Analysts say that the surge in employment reported for November is a clear sign that the U.S. economy bounced back, which would make a federal rate hike later this month very probable, as Fed Chair Janet Yellen had recently promised. If Fed officials finally manage to hike the benchmark interest rate, it would be the first time in nearly a decade.
The report, which was issued by the U.S. Labor Department on Dec. 4, shows that nonfarm payrols rose twice as much as Fed analysts had estimated that it would be healthy to the economy. On Dec. 3, Ms. Yellen said at a Congress’s Joint Economic Committee meeting that the U.S. economy would need a 100,000 advance in payroll every month to integrate all new comers into the labor market. In November, however, payrolls rose by 211,000, the recent report reveals.

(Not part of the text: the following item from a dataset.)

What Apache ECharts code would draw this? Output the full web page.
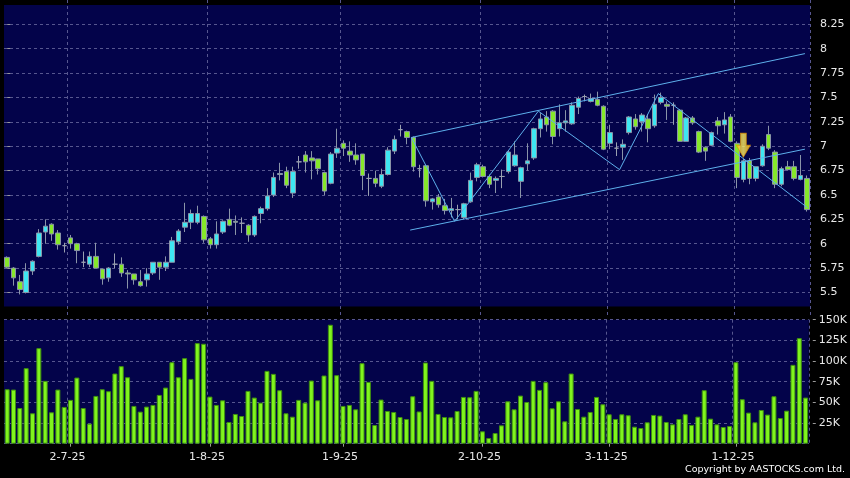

The rise does not include non-for-profit workers, farm employees, and private household workers. Labor officials also said that after revising data for October and September, they learned that 35,000 new jobs were left unreported.
The fact that unemployment rate is now at a seven year low means that people are now confident in the jobs market, experts said. Jobless rate is now at 0.5 percent.
UniCredit’s chief economist Harm Bandholz believes that the latest unemployment data should dispel any doubts about the incoming rate hike later this month. He is confident that the labor department’s recent figures are a clear indication that the labor market wants the rate hike as much as Wall Street does.
The jobs report was released just a day after Ms. Yellen told federal regulators that the U.S. economy finally met the criteria the Fed wanted for an interest rate rise. The key interest rate wasn’t hiked since June 2006.
According to a recent survey, U.S. banks are confident that the much anticipated rate hike would occur during a meeting slated for Dec. 15. But the U.S. central bank plans to normalize the interest rate gradually, which raised concerns that the Fed may be behind the curve in hiking borrowing costs.
JPMorgan Chase & Co analysts think that the feds’ approach may require for the central bank to raise the rate several times next year, which may be even more than both the Street and Fed analysts expect.